There exists a significant divide between what is learnt in medical school and subsequently what is required to practice medicine effectively. Despite multiple strategies to remedy this discordance, the problem persists. Here, we describe the identification of a comprehensive set of learning outcomes for a preparation for practice course in radiology.
Assessment of interns' readiness to interact with the radiology department was conducted using a national survey of both interns and radiologists. In parallel, group concept mapping (GCM) which involves a combination of qualitative and quantitative techniques was used to identify the shared understanding of participants from a diverse range of medical specialties regarding what topics should be included in an intern preparatory course for interacting with the radiology department.
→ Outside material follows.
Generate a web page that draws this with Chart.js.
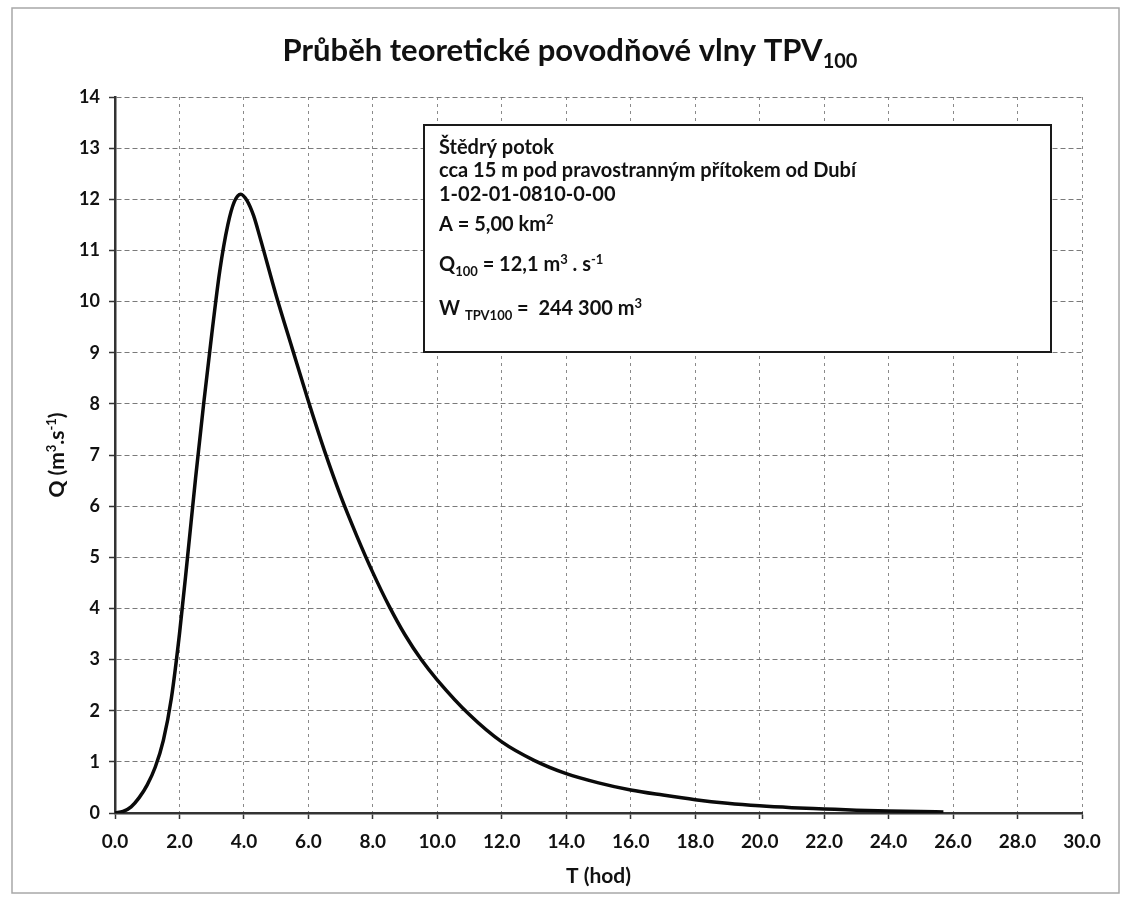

The survey demonstrated that most interns and radiologists felt that undergraduate medical training did not prepare interns to interact with the radiology department. GCM identified six learning outcomes that should be targeted when designing a preparatory module: requesting investigations; clinical decision support; radiology department IT and communication; adverse reactions and risks; interpretation of radiology results and urgent imaging. The thematic clusters from the group concept mapping corroborated the deficiencies identified in the national survey.
We have identified six key learning outcomes that should be included in a preparation for practice module in radiology. Future courses targeting these thematic clusters may facilitate a smoother transition from theory to practice for newly graduated doctors.